Personal Development Plan

2024

Starting a personal development plan (PDP) is an investment in your most valuable asset: yourself. This method helps you maintain focus on short and long-term goals, define new skills, and recognize behaviors that drive progress.

☝ This framework is designed to help you and your team (if you manage designers) measure performance and growth through intentional action.

The PDP Cycle

Personal development is not a one-time event but a continuous, lifelong process. A successful plan follows a repeatable cycle:

  1. Define Your Vision — Identifying where you want to be in 1, 5, or 10 years.
  2. Self-Assessment — Honestly appraising your current strengths and weaknesses.
  3. Identify Needs — Recognizing the gap between where you are and where you want to be.
  4. Prioritize — Focusing on what is most valuable for you right now.
  5. Action Plan — Developing a detailed strategy with specific, reachable steps.
  6. Set Deadlines — Creating urgency and commitment.
  7. Measure & Review — Regularly assessing progress and adapting the plan.

1. Define Your Goals — Ideation Phase

Use this list of questions to map the goals you want to focus on in the next quarter or year.

Where have I been?

  • What past experiences brought me to where I'm today?
  • Where have I thrived in the past?

Where I am now?

  • What kind of person am I? What abilities & skills do I possess?
  • What am I good at? What do I love doing?

Personal SWOT Analysis

To gain deeper clarity, conduct a personal SWOT analysis:

  • Strengths: What do you do better than anyone else? What resources do you have access to?
  • Weaknesses: What tasks do you usually avoid? Where do you lack resources or skills?
  • Opportunities: What trends in your industry can you exploit? How can you turn your strengths into opportunities?
  • Threats: What obstacles do you face? What are your peers or competitors doing that you aren't?

2. Setting SMART Goals

When you define your goals, ensure they follow the SMART framework to make them actionable and realistic:

  • Specific: Clear and well-defined.
  • Measurable: Quantifiable so you know when you've achieved it.
  • Achievable: Realistic and within your capabilities and resources.
  • Relevant: Aligned with your broader objectives and values.
  • Time-bound: Has a clear deadline to create urgency.

3. Prioritize

Once you've answered these questions, list all the goals and opportunities you can think of (aim for 5-10). Out of those goals, which 2-3 are the most important to you right now?
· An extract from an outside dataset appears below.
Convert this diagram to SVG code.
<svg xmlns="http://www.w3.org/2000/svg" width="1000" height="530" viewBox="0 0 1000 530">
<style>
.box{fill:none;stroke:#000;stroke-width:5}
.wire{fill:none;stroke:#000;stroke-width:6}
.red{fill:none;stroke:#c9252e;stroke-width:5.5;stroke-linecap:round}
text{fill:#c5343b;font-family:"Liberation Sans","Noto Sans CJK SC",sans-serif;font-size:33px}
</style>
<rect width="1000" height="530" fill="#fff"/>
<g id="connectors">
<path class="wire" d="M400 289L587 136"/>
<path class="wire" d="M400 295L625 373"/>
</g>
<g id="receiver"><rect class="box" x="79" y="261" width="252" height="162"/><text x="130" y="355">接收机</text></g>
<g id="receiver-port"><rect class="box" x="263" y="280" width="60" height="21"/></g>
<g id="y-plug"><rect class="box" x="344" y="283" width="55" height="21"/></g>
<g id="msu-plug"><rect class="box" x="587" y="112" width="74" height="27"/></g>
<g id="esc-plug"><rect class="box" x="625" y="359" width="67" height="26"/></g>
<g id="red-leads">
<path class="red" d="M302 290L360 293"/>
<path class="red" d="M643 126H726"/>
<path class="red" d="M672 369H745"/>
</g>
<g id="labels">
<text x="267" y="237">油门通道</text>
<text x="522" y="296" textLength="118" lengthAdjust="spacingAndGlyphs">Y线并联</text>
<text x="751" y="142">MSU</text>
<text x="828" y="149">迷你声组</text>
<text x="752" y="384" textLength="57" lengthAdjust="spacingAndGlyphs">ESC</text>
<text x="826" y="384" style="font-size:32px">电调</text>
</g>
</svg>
☝ One easy way to prioritize is to use the Value vs. Effort matrix: focus on High Value — Low/Medium Effort for short-term wins, and High Value — High Effort for long-term strategic growth.
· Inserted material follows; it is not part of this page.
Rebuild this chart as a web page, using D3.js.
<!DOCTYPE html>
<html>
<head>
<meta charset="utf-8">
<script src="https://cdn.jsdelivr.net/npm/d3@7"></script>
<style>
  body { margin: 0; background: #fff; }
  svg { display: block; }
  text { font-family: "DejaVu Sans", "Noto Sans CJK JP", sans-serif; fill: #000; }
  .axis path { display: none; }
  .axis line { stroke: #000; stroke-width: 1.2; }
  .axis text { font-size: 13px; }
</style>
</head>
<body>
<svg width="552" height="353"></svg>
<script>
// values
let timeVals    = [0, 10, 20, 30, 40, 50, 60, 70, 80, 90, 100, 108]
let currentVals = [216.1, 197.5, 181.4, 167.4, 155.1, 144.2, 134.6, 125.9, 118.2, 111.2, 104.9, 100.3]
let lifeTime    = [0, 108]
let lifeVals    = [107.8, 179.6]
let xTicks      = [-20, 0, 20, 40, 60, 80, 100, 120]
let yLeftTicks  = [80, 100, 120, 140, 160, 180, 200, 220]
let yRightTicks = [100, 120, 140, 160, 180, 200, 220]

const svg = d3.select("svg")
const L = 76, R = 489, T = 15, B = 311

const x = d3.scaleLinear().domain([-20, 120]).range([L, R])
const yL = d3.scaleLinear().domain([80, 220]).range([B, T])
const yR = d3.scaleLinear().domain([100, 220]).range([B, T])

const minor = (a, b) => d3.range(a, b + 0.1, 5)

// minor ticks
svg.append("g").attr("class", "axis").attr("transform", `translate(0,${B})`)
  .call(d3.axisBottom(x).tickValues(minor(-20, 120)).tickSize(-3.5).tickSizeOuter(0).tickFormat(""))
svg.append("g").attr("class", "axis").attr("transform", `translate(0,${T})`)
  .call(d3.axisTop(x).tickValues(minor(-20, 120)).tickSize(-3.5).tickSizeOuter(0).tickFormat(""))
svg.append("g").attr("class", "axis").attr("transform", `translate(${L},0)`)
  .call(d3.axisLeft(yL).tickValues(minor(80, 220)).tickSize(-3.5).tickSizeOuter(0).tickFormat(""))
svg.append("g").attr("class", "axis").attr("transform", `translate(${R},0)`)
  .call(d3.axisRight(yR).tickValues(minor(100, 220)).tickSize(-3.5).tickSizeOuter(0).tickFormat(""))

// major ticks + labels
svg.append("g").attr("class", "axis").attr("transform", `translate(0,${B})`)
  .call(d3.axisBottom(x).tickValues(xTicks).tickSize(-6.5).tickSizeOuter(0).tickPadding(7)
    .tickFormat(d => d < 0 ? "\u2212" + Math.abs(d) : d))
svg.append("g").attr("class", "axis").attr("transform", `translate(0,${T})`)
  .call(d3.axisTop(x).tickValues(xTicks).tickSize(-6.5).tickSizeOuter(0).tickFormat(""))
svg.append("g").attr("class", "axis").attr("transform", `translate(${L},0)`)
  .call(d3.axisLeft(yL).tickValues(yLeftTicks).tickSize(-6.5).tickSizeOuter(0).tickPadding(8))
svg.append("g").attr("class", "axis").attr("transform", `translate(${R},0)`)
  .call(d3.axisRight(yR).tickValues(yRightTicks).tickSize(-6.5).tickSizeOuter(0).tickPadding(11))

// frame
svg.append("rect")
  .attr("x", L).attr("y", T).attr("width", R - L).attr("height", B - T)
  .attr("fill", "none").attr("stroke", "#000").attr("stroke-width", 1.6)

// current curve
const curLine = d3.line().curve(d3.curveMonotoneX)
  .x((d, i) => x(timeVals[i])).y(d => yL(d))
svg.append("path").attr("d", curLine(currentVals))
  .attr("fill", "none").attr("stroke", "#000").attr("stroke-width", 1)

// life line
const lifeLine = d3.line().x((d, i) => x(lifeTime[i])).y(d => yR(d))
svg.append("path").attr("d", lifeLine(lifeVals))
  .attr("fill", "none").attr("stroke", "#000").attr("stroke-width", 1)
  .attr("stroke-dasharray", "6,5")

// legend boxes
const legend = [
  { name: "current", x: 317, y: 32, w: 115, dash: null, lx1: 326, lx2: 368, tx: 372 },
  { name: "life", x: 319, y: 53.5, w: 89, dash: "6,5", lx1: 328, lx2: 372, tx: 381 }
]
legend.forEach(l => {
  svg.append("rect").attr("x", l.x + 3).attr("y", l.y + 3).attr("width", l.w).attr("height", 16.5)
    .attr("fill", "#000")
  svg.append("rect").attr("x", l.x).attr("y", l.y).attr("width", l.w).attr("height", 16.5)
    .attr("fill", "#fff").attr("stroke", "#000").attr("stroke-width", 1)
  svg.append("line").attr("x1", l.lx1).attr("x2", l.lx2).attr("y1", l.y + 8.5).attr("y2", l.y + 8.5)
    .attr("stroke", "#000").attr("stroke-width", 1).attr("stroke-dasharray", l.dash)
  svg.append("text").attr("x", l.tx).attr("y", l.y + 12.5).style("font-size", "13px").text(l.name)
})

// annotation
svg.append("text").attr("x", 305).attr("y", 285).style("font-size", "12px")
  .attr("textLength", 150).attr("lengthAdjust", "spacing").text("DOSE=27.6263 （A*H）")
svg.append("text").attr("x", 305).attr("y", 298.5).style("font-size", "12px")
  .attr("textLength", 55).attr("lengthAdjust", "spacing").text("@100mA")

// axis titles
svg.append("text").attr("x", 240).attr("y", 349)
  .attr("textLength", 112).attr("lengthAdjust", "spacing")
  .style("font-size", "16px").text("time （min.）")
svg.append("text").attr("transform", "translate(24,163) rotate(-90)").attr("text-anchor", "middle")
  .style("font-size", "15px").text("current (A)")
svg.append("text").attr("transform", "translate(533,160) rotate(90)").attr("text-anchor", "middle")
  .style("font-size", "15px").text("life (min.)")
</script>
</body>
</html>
4. Recognize Opportunities and Threats — Habits

Your current behaviors and habits can either support or hinder your journey.
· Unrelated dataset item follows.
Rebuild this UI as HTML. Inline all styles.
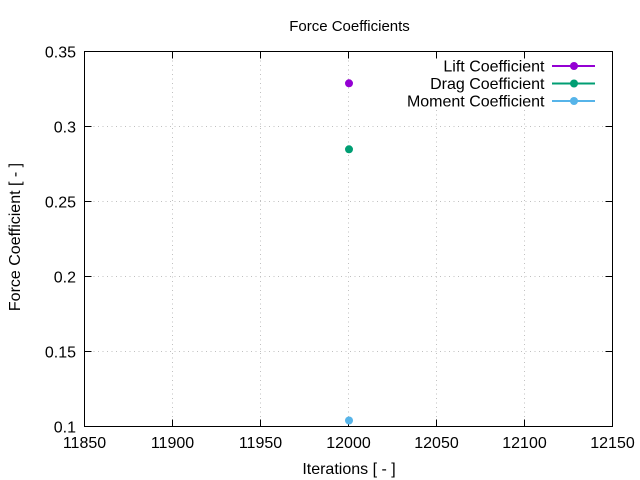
<!DOCTYPE html>
<html>
<head>
<meta charset="utf-8">
<style>
  html, body { margin: 0; padding: 0; background: #fff; }
  svg { display: block; }
  text { font-family: "Liberation Sans", Arial, sans-serif; fill: #000; }
</style>
</head>
<body>
<svg width="640" height="480" viewBox="0 0 640 480" xmlns="http://www.w3.org/2000/svg">
  <rect x="0" y="0" width="640" height="480" fill="#fff"/>

  <!-- grid -->
  <g stroke="#c0c0c0" stroke-width="1" stroke-dasharray="1,3.5" fill="none">
    <line x1="172.5" y1="51.5" x2="172.5" y2="426.5"/>
    <line x1="260.5" y1="51.5" x2="260.5" y2="426.5"/>
    <line x1="348.5" y1="51.5" x2="348.5" y2="426.5"/>
    <line x1="436.5" y1="51.5" x2="436.5" y2="426.5"/>
    <line x1="524.5" y1="51.5" x2="524.5" y2="426.5"/>
    <line x1="84.5" y1="126.5" x2="612.5" y2="126.5"/>
    <line x1="84.5" y1="201.5" x2="612.5" y2="201.5"/>
    <line x1="84.5" y1="276.5" x2="612.5" y2="276.5"/>
    <line x1="84.5" y1="351.5" x2="612.5" y2="351.5"/>
  </g>

  <!-- legend background -->
  <rect x="404" y="57" width="205" height="53" fill="#fff"/>

  <!-- ticks -->
  <g stroke="#000" stroke-width="1">
    <line x1="172.5" y1="426.5" x2="172.5" y2="419.5"/>
    <line x1="260.5" y1="426.5" x2="260.5" y2="419.5"/>
    <line x1="348.5" y1="426.5" x2="348.5" y2="419.5"/>
    <line x1="436.5" y1="426.5" x2="436.5" y2="419.5"/>
    <line x1="524.5" y1="426.5" x2="524.5" y2="419.5"/>
    <line x1="172.5" y1="51.5" x2="172.5" y2="58.5"/>
    <line x1="260.5" y1="51.5" x2="260.5" y2="58.5"/>
    <line x1="348.5" y1="51.5" x2="348.5" y2="58.5"/>
    <line x1="436.5" y1="51.5" x2="436.5" y2="58.5"/>
    <line x1="524.5" y1="51.5" x2="524.5" y2="58.5"/>
    <line x1="84.5" y1="126.5" x2="91.5" y2="126.5"/>
    <line x1="84.5" y1="201.5" x2="91.5" y2="201.5"/>
    <line x1="84.5" y1="276.5" x2="91.5" y2="276.5"/>
    <line x1="84.5" y1="351.5" x2="91.5" y2="351.5"/>
    <line x1="612.5" y1="126.5" x2="605.5" y2="126.5"/>
    <line x1="612.5" y1="201.5" x2="605.5" y2="201.5"/>
    <line x1="612.5" y1="276.5" x2="605.5" y2="276.5"/>
    <line x1="612.5" y1="351.5" x2="605.5" y2="351.5"/>
  </g>

  <!-- border -->
  <rect x="84.5" y="51.5" width="528" height="375" fill="none" stroke="#000" stroke-width="1"/>

  <!-- y tick labels -->
  <g font-size="16" text-anchor="end">
    <text x="76" y="57.5">0.35</text>
    <text x="76" y="132.5">0.3</text>
    <text x="76" y="207.5">0.25</text>
    <text x="76" y="282.5">0.2</text>
    <text x="76" y="357.5">0.15</text>
    <text x="76" y="432.5">0.1</text>
  </g>

  <!-- x tick labels -->
  <g font-size="16" text-anchor="middle">
    <text x="84.5" y="448">11850</text>
    <text x="172.5" y="448">11900</text>
    <text x="260.5" y="448">11950</text>
    <text x="348.5" y="448">12000</text>
    <text x="436.5" y="448">12050</text>
    <text x="524.5" y="448">12100</text>
    <text x="612.5" y="448">12150</text>
  </g>

  <!-- title and axis labels -->
  <text x="349.5" y="31" font-size="15" text-anchor="middle">Force Coefficients</text>
  <text x="349" y="474" font-size="16" text-anchor="middle">Iterations [ - ]</text>
  <text transform="translate(20,237) rotate(-90)" font-size="16" text-anchor="middle">Force Coefficient [ - ]</text>

  <!-- legend -->
  <g font-size="16" text-anchor="end">
    <text x="544.5" y="71.5">Lift Coefficient</text>
    <text x="544.5" y="89">Drag Coefficient</text>
    <text x="544.5" y="106.5">Moment Coefficient</text>
  </g>
  <line x1="552" y1="66" x2="595" y2="66" stroke="#9400d3" stroke-width="2"/>
  <circle cx="574" cy="66" r="4" fill="#9400d3"/>
  <line x1="552" y1="83.5" x2="595" y2="83.5" stroke="#009e73" stroke-width="2"/>
  <circle cx="574" cy="83.5" r="4" fill="#009e73"/>
  <line x1="552" y1="101" x2="595" y2="101" stroke="#56b4e9" stroke-width="2"/>
  <circle cx="574" cy="101" r="4" fill="#56b4e9"/>

  <!-- data points -->
  <circle cx="349" cy="83.3" r="4" fill="#9400d3"/>
  <circle cx="349" cy="149.3" r="4" fill="#009e73"/>
  <circle cx="349" cy="420.5" r="4" fill="#56b4e9"/>
</svg>
</body>
</html>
  • Which of your habits are threats to your goal achievement?
  • What actions can you choose to start doing that will help you?
  • What actions should you stop doing to remove friction?

5. Develop New Skills

To achieve something you have never achieved before, you need to develop skills you have never had before.

  • Write down the list of the skills you need to develop.
  • Identify the resources needed (mentorship, courses, books, shadow programs).
  • How will you overcome obstacles to your learning?

6. Action Plan

Write down at least 3-5 most important actions you will need to take within your defined timeframe.

Examples

Goal: Becoming more confident in front of large groups

  • Interact with 3 new people every week to practice casual social skills.
  • Speak up at least once in every team-wide meeting.
  • Take a professional presentation course.
  • Present your design to the squad as part of a formal design review.
  • Give two internal presentations within the next six months.

Goal: Cultivating a more positive mindset

  • Create a "Winnings List" diary — write down achievements and things you are grateful for daily.
  • Join a mindfulness or meditation program.
  • Volunteer for a project outside your immediate comfort zone.
  • Start using positive affirmation sentences daily.

7. Set a Deadline

How long will it take you to achieve this? Don't be afraid to commit, but give reasonable time estimations.

  • Quarterly (Q): Targeted skills or small projects.
  • Annual: Significant career milestones.
  • Long-term: Strategic vision for your 5-year self.

8. Measure Progress

The best motivator is seeing your own progress. Even small steps count toward the larger goal.

  • List your accomplishments regularly.
  • Identify areas where you need to update your strategy.
  • Engage In Regular Self-Reflection: It is OK to change goals or calibrate tasks as you grow. Don't pursue too many goals at once—focus on 2-3 tops to ensure depth.